Public Citizen Has You Covered

Welcome to this week’s edition of “We’ve Got You Covered,” a weekly tipsheet designed to highlight key news about Medicare for All and call out the biggest health care industry lies and falsehoods about universal health care. Please send tips, feedback and questions to Mike Stankiewicz at mstankiewicz@citizen.org or (202) 588-7779.


Health insurers are progressively scamming patients into paying more out-of-pocket costs by revoking preapproved tests.

In a USA Today article, Darla Markley of Beloit, Wis., describes how her insurer preapproved several medical tests before revoking approval after the services were completed.

The practice is known as “retrospective denial” and there is little that patients can do, because legally they are still on the hook for these medical bills.

“I feel for anyone that finds themselves in that predicament,” said Markley. “You can go from an upstanding middle-class American citizen to completely under the eight ball.”

Retrospective denial is a creation of the for-profit insurance industry to scam more out-of-pocket dollars from patients. Under Medicare for All, no patient would face out-of-pocket medical costs or be susceptible to scams like these.


Increasing evidence is showing that Medicare for All would lead to higher wages for workers and that insurance premiums function basically like a tax.

In 2019, employer coverage per worker cost $7,188, with employees directly contributing 18% on average. Family coverage in 2019 cost $20,576, of which employees paid 30%, according to the New York Times. Under Medicare for All, workers no longer would have to pay these hidden “taxes.”

“While employers pay a large share of insurance premiums, workers are actually paying the entire thing through a reduction in their take-home pay,” Gabriel Zucman, an economics professor at the University of California, Berkeley, said on a November 2019 telephone press call hosted by Public Citizen. “With Medicare for All, these premium ‘taxes’ will no longer be hidden from workers, and Americans will know exactly where their money is going.”


The Trump administration is working on a proposal to reduce insulin costs, but it’s unlikely to force prescription corporations to meaningfully lower prices.

While many details of the plan are unknown, reportedly the idea is to provide incentives to insurers to offer plans with lower out-of-pocket insulin costs. This proposal only would tinker around the edges of reducing drug costs, while Medicare drug price negotiation under Medicare for All would have saved patients $4.4 billion on insulin in 2017 alone.

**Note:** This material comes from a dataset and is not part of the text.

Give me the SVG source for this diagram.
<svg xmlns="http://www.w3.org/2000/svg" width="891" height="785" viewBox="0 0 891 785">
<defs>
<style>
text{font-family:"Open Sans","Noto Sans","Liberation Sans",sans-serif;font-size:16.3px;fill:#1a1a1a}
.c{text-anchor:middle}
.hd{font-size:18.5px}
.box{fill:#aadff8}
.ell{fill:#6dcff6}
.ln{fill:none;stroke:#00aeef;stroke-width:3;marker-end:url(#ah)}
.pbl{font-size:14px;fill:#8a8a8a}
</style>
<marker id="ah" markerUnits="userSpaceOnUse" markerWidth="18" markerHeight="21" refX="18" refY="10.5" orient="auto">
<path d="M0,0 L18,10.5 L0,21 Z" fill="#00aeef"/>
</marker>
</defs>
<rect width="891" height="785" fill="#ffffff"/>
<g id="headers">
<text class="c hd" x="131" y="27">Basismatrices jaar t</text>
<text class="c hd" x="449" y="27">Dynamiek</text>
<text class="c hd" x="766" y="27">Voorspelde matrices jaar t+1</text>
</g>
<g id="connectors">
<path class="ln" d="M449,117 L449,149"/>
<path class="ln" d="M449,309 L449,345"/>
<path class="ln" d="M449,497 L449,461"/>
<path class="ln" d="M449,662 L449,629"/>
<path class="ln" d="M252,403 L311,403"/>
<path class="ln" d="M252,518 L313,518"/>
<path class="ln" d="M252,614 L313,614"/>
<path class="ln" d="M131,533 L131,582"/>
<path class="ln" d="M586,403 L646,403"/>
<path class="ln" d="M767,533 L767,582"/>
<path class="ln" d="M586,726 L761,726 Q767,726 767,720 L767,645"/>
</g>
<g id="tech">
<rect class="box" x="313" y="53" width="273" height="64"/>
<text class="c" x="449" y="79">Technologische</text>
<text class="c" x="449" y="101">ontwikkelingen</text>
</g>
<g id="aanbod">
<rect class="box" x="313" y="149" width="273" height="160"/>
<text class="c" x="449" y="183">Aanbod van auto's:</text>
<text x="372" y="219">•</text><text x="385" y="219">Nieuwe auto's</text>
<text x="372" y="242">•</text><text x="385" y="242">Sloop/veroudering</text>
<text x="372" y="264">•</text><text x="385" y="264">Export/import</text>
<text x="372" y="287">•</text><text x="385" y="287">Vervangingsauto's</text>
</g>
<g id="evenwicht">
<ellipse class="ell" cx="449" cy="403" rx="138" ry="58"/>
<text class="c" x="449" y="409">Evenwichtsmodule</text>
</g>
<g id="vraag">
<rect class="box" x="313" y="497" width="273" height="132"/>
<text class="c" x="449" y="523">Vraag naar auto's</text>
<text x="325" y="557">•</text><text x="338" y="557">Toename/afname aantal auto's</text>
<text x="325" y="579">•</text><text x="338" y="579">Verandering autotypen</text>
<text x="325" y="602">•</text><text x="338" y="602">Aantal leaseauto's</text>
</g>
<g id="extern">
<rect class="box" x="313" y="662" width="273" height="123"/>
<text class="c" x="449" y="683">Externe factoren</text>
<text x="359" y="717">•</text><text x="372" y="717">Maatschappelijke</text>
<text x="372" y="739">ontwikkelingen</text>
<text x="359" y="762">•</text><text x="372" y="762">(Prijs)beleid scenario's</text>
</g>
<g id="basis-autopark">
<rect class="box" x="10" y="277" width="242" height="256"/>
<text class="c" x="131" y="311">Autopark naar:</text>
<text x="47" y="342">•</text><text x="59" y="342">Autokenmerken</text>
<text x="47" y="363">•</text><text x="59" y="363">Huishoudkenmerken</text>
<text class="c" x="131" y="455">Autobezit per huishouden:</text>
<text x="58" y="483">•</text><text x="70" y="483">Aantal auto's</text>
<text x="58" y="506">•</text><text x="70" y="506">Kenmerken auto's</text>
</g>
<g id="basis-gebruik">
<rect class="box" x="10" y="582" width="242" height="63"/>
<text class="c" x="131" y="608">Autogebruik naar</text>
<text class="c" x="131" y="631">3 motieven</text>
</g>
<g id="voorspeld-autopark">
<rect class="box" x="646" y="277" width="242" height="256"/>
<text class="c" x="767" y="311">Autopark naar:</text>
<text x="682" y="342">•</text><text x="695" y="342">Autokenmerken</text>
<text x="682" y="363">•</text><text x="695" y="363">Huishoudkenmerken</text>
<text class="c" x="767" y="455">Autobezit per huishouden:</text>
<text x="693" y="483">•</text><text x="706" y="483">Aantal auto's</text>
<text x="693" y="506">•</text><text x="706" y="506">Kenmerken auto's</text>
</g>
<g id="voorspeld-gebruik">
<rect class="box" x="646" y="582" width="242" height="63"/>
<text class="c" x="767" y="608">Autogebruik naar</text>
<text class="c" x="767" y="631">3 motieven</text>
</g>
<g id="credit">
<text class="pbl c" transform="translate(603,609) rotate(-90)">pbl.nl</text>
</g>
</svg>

“If he was serious about getting tough on Big Pharma , he would ‘negotiate like crazy,’ enthusiastically support other legislation to rein in the pharmaceutical industry and challenge monopolies, which would lower costs dramatically for patients,” said Steven Knievel, advocate for Public Citizen’s Access to Medicines program.

REMINDER: Despite corporate spin, Medicare for All would reduce overall health care costs. Our health care spending is estimated to continue rising and will reach nearly $6 trillion a year by 2027, meaning we will spend around $47 trillion on health care over the next decade if we maintain the status quo.

A study from the Political Economy Research Institute (PERI) at the University of Massachusetts Amherst found the U.S. could reduce total health spending over a 10-year period by more than $5 trillion under Medicare for All. PERI found that Medicare for All spending would be approximately $37.8 trillion from 2017 to 2026, compared with the government estimates of the current U.S. health care system costing $42.9 trillion during that same period.